* Data extract:
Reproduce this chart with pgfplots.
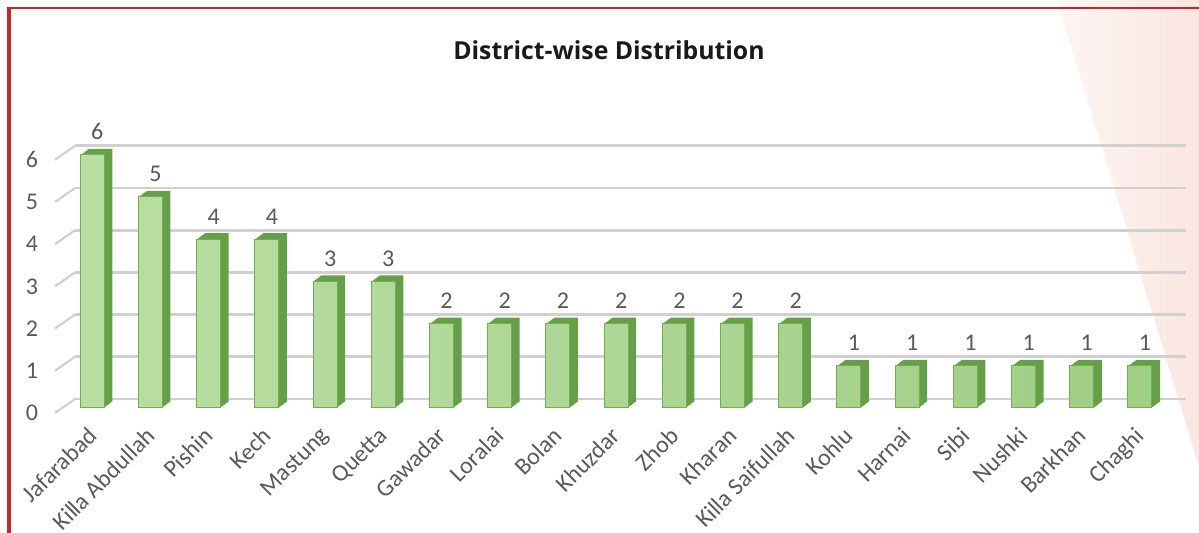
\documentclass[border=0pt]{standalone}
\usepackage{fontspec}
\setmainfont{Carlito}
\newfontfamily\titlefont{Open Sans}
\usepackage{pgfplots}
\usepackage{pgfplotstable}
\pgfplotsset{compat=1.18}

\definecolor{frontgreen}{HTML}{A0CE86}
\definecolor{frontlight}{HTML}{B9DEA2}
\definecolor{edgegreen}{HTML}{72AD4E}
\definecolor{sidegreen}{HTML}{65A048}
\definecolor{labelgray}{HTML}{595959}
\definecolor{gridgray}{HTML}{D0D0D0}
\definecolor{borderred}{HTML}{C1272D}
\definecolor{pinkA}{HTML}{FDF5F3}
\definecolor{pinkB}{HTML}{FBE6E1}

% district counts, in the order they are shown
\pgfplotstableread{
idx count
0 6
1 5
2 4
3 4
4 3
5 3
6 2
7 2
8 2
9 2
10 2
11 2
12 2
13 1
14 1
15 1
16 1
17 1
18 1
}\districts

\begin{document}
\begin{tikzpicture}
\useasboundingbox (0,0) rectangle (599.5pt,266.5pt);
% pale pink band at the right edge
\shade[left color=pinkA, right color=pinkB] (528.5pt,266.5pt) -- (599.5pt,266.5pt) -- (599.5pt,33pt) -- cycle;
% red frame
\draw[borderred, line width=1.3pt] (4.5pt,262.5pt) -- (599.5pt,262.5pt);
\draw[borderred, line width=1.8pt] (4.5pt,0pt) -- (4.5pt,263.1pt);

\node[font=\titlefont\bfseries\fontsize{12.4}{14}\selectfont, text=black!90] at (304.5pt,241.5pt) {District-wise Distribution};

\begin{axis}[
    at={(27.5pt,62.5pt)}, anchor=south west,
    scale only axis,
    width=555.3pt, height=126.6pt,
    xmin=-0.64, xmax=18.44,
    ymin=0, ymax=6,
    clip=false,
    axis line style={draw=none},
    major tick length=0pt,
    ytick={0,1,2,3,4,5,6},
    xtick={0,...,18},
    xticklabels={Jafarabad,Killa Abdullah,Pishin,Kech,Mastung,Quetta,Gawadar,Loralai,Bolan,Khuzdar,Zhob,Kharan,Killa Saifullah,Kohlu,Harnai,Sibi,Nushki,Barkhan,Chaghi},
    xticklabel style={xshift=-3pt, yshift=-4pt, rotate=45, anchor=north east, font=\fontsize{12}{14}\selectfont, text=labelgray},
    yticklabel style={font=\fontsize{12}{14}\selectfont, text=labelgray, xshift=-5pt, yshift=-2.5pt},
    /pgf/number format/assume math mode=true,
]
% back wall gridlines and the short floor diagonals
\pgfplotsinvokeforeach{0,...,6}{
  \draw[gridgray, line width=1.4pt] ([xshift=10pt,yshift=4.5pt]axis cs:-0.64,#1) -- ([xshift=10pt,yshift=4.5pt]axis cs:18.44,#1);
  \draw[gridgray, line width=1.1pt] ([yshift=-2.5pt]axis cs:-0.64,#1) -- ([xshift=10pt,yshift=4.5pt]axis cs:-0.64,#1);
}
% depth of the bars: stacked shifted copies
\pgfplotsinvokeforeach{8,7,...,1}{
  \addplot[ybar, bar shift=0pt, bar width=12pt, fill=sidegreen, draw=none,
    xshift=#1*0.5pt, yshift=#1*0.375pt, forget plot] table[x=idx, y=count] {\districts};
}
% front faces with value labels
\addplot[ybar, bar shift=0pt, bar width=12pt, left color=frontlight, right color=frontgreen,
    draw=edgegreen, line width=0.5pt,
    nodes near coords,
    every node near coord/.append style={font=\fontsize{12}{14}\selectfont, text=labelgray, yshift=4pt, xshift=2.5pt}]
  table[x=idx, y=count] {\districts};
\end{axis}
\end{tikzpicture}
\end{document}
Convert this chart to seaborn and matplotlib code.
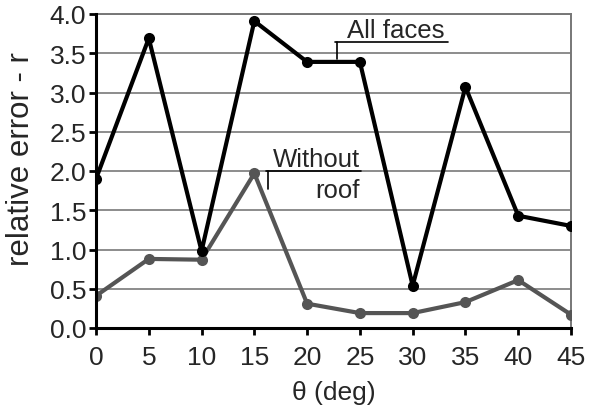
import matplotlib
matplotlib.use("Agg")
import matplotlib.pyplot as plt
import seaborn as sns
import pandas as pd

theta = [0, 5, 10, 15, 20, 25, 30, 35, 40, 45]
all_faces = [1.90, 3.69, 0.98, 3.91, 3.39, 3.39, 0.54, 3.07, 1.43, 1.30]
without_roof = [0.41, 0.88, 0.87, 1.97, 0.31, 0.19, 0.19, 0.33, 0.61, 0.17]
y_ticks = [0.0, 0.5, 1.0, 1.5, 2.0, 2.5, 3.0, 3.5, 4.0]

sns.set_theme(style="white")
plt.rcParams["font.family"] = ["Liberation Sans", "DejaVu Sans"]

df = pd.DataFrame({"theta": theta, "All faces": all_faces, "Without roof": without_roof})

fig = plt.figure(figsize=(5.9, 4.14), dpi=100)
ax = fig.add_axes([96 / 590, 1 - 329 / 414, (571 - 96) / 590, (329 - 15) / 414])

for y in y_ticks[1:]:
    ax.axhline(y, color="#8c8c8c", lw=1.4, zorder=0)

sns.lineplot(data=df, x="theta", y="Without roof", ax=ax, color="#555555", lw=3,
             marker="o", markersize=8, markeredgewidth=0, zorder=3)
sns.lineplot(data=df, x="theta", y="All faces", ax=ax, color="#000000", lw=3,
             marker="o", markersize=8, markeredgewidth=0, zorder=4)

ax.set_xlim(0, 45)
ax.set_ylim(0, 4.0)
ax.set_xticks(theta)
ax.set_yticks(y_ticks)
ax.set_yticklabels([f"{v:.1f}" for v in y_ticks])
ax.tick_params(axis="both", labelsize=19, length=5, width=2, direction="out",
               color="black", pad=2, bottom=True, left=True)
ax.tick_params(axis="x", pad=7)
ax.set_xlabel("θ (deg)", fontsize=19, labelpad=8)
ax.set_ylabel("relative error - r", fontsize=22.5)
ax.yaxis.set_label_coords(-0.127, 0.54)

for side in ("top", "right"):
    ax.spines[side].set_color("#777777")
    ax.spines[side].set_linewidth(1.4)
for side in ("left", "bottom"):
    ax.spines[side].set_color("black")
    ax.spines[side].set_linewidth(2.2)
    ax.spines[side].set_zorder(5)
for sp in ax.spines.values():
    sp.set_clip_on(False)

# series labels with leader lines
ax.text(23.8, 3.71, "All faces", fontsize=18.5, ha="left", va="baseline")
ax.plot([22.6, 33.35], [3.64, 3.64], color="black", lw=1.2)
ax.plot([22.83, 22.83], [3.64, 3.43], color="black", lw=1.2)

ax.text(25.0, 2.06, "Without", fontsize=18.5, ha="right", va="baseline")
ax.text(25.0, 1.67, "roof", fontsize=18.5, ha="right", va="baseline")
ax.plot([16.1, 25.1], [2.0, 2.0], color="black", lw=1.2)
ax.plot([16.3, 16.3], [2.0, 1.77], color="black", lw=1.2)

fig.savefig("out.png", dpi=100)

* Aim:
Copy the records exactly as they appear, excluding images.

* Response below:
Reproduce this chart with pgfplots.
\documentclass[border=0pt]{standalone}
\usepackage{fontspec}
\setmainfont{Carlito}
\newfontfamily\titlefont{Open Sans}
\usepackage{pgfplots}
\usepackage{pgfplotstable}
\pgfplotsset{compat=1.18}

\definecolor{frontgreen}{HTML}{A0CE86}
\definecolor{frontlight}{HTML}{B9DEA2}
\definecolor{edgegreen}{HTML}{72AD4E}
\definecolor{sidegreen}{HTML}{65A048}
\definecolor{labelgray}{HTML}{595959}
\definecolor{gridgray}{HTML}{D0D0D0}
\definecolor{borderred}{HTML}{C1272D}
\definecolor{pinkA}{HTML}{FDF5F3}
\definecolor{pinkB}{HTML}{FBE6E1}

% district counts, in the order they are shown
\pgfplotstableread{
idx count
0 6
1 5
2 4
3 4
4 3
5 3
6 2
7 2
8 2
9 2
10 2
11 2
12 2
13 1
14 1
15 1
16 1
17 1
18 1
}\districts

\begin{document}
\begin{tikzpicture}
\useasboundingbox (0,0) rectangle (599.5pt,266.5pt);
% pale pink band at the right edge
\shade[left color=pinkA, right color=pinkB] (528.5pt,266.5pt) -- (599.5pt,266.5pt) -- (599.5pt,33pt) -- cycle;
% red frame
\draw[borderred, line width=1.3pt] (4.5pt,262.5pt) -- (599.5pt,262.5pt);
\draw[borderred, line width=1.8pt] (4.5pt,0pt) -- (4.5pt,263.1pt);

\node[font=\titlefont\bfseries\fontsize{12.4}{14}\selectfont, text=black!90] at (304.5pt,241.5pt) {District-wise Distribution};

\begin{axis}[
    at={(27.5pt,62.5pt)}, anchor=south west,
    scale only axis,
    width=555.3pt, height=126.6pt,
    xmin=-0.64, xmax=18.44,
    ymin=0, ymax=6,
    clip=false,
    axis line style={draw=none},
    major tick length=0pt,
    ytick={0,1,2,3,4,5,6},
    xtick={0,...,18},
    xticklabels={Jafarabad,Killa Abdullah,Pishin,Kech,Mastung,Quetta,Gawadar,Loralai,Bolan,Khuzdar,Zhob,Kharan,Killa Saifullah,Kohlu,Harnai,Sibi,Nushki,Barkhan,Chaghi},
    xticklabel style={xshift=-3pt, yshift=-4pt, rotate=45, anchor=north east, font=\fontsize{12}{14}\selectfont, text=labelgray},
    yticklabel style={font=\fontsize{12}{14}\selectfont, text=labelgray, xshift=-5pt, yshift=-2.5pt},
    /pgf/number format/assume math mode=true,
]
% back wall gridlines and the short floor diagonals
\pgfplotsinvokeforeach{0,...,6}{
  \draw[gridgray, line width=1.4pt] ([xshift=10pt,yshift=4.5pt]axis cs:-0.64,#1) -- ([xshift=10pt,yshift=4.5pt]axis cs:18.44,#1);
  \draw[gridgray, line width=1.1pt] ([yshift=-2.5pt]axis cs:-0.64,#1) -- ([xshift=10pt,yshift=4.5pt]axis cs:-0.64,#1);
}
% depth of the bars: stacked shifted copies
\pgfplotsinvokeforeach{8,7,...,1}{
  \addplot[ybar, bar shift=0pt, bar width=12pt, fill=sidegreen, draw=none,
    xshift=#1*0.5pt, yshift=#1*0.375pt, forget plot] table[x=idx, y=count] {\districts};
}
% front faces with value labels
\addplot[ybar, bar shift=0pt, bar width=12pt, left color=frontlight, right color=frontgreen,
    draw=edgegreen, line width=0.5pt,
    nodes near coords,
    every node near coord/.append style={font=\fontsize{12}{14}\selectfont, text=labelgray, yshift=4pt, xshift=2.5pt}]
  table[x=idx, y=count] {\districts};
\end{axis}
\end{tikzpicture}
\end{document}
Convert this chart to seaborn and matplotlib code.
import matplotlib
matplotlib.use("Agg")
import matplotlib.pyplot as plt
import seaborn as sns
import pandas as pd

theta = [0, 5, 10, 15, 20, 25, 30, 35, 40, 45]
all_faces = [1.90, 3.69, 0.98, 3.91, 3.39, 3.39, 0.54, 3.07, 1.43, 1.30]
without_roof = [0.41, 0.88, 0.87, 1.97, 0.31, 0.19, 0.19, 0.33, 0.61, 0.17]
y_ticks = [0.0, 0.5, 1.0, 1.5, 2.0, 2.5, 3.0, 3.5, 4.0]

sns.set_theme(style="white")
plt.rcParams["font.family"] = ["Liberation Sans", "DejaVu Sans"]

df = pd.DataFrame({"theta": theta, "All faces": all_faces, "Without roof": without_roof})

fig = plt.figure(figsize=(5.9, 4.14), dpi=100)
ax = fig.add_axes([96 / 590, 1 - 329 / 414, (571 - 96) / 590, (329 - 15) / 414])

for y in y_ticks[1:]:
    ax.axhline(y, color="#8c8c8c", lw=1.4, zorder=0)

sns.lineplot(data=df, x="theta", y="Without roof", ax=ax, color="#555555", lw=3,
             marker="o", markersize=8, markeredgewidth=0, zorder=3)
sns.lineplot(data=df, x="theta", y="All faces", ax=ax, color="#000000", lw=3,
             marker="o", markersize=8, markeredgewidth=0, zorder=4)

ax.set_xlim(0, 45)
ax.set_ylim(0, 4.0)
ax.set_xticks(theta)
ax.set_yticks(y_ticks)
ax.set_yticklabels([f"{v:.1f}" for v in y_ticks])
ax.tick_params(axis="both", labelsize=19, length=5, width=2, direction="out",
               color="black", pad=2, bottom=True, left=True)
ax.tick_params(axis="x", pad=7)
ax.set_xlabel("θ (deg)", fontsize=19, labelpad=8)
ax.set_ylabel("relative error - r", fontsize=22.5)
ax.yaxis.set_label_coords(-0.127, 0.54)

for side in ("top", "right"):
    ax.spines[side].set_color("#777777")
    ax.spines[side].set_linewidth(1.4)
for side in ("left", "bottom"):
    ax.spines[side].set_color("black")
    ax.spines[side].set_linewidth(2.2)
    ax.spines[side].set_zorder(5)
for sp in ax.spines.values():
    sp.set_clip_on(False)

# series labels with leader lines
ax.text(23.8, 3.71, "All faces", fontsize=18.5, ha="left", va="baseline")
ax.plot([22.6, 33.35], [3.64, 3.64], color="black", lw=1.2)
ax.plot([22.83, 22.83], [3.64, 3.43], color="black", lw=1.2)

ax.text(25.0, 2.06, "Without", fontsize=18.5, ha="right", va="baseline")
ax.text(25.0, 1.67, "roof", fontsize=18.5, ha="right", va="baseline")
ax.plot([16.1, 25.1], [2.0, 2.0], color="black", lw=1.2)
ax.plot([16.3, 16.3], [2.0, 1.77], color="black", lw=1.2)

fig.savefig("out.png", dpi=100)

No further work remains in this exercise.